Companies / Tech Stocks Jan 23, 2013 - 08:17 AM GMT

By: Investment_U


David Eller writes: So, is the era of the PC finally over?

Last week, Gartner published PC-unit growth estimates for the fourth quarter, showing a decline of 5%. This concern was supported by Intel’s (Nasdaq: INTC) December quarterly results, showing a 6% decline in its PC business.

Clearly, there’s a shift occurring as people choose tablets over laptops. But I believe the PC isn’t dead – it’s just sleeping. And more importantly, there’s still a place to profit.

When I was getting my computer science undergraduate degree in the late 1980s, our main programming language was COBOL. After graduating, I never touched it again. Technology evolves… And just as applications once written in COBOL shifted to C++ and eventually C# or Java, the market for hardware evolves as well.

Compared to a tablet, laptops are still heavy and get poor battery life. Commuters were the first to convert, because you just can’t use a laptop on a subway. Then, as third-party keyboards, from vendors like ZAGG (Nasdaq: ZAGG), made tablets an alternative for note taking, laptops became less visible on campuses.

But you can’t get around the fact that you can’t do the same things on a tablet as you can on a laptop or desktop. Tablets are better for consuming content rather than producing it. It’s true that I’m writing this article by dictating to Siri on my iPad. But for any graphics or tables, I need to use PowerPoint or Excel.

So what does this mean for the PC market? Well, where people once had multiple PCs, the number of PCs per person is likely to shrink. You’ll still need a business computer but maybe you won’t need to buy that laptop. The PC market is going to have to find a new level.

The PC business is mature and maybe even declining in size, but that doesn’t mean there aren’t opportunities to pocket some dough. Dell (Nasdaq: DELL) potentially going private is one example. If the market doesn’t reward a stock for generating piles of cash, somebody will eventually come and buy the whole company, rather than just a few shares.

DELL’s $0.32 dividend offers a 2.5% yield. And if it’s taken out by Silverlight at $13.50 in the next year, you’ll see 5% share price appreciation. It’s not one of the 10-baggers that you’ll brag about to your golf buddies, but it looks much better than the 1.9% you are getting for investing in a 10-year treasury bond.

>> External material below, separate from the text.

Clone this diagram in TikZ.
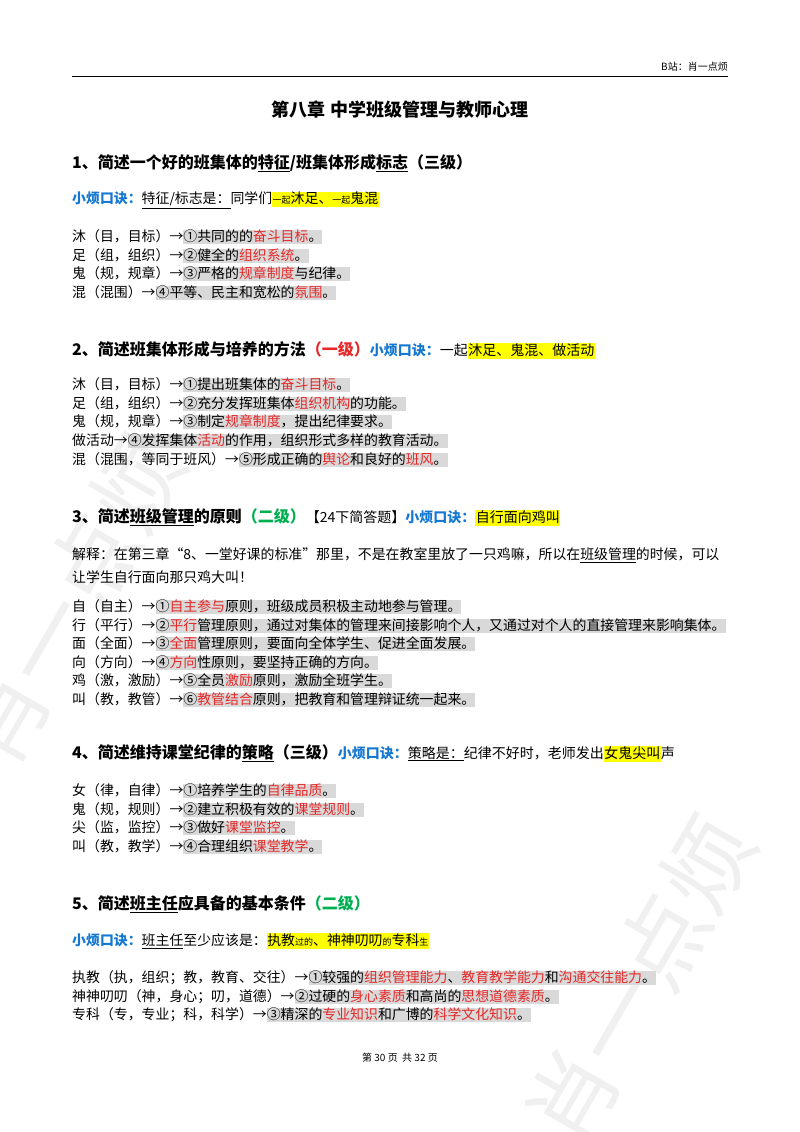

Shares of HP (NYSE: HPQ) offer a 3% dividend. And with businesses in the printing, PC, server, services, storage, networking and software industries, it’s ripe for a restructuring. If there’s one thing Wall Street likes, it’s layoffs – but the timing is uncertain. CEO’s justify large salaries by managing large businesses, and I just don’t trust Meg Whitman to unlock the value in HP by breaking it apart.

Our favorite stock in the PC sector is Intel. It’s the supplier to Dell and HP, as well as Lenovo (OTC: LNVGY). After reporting earnings this week that were in line with expectations, Intel traded off by 6% and is now offering a yield of 4.2%. This is a decent yield to be paid while you’re waiting for Intel to increase its presence in mobile devices – or for one of the PC vendors to build a credible convertible laptop.

The stock took a hit this week because the company stated that it would continue to invest in its core businesses and guided capital expenditures ahead of what analysts were expecting. Since the company is trying to build a presence in mobile and has visibility into design wins, it seemed like a good idea. But some analysts didn’t like it. On the flipside this week, Moody’s issued a note on January 17, chastising HP for neglecting to invest in R&D over the last six years. Analysts always find something to complain about…

Microsoft (Nasdaq: MSFT) is another option, but one that is likely to have baggage over the next few quarters. The dividend is yielding 3.4% but is likely going to have a difficult earnings call we wouldn’t want to get ahead of. Numbers will likely be in line on the strength of office and corporate licensing agreements. However, the failure of Windows 8 and the mispricing of the “Surface” tablet are likely to put pressure on the share price, as the expectations for growth from these products evaporates.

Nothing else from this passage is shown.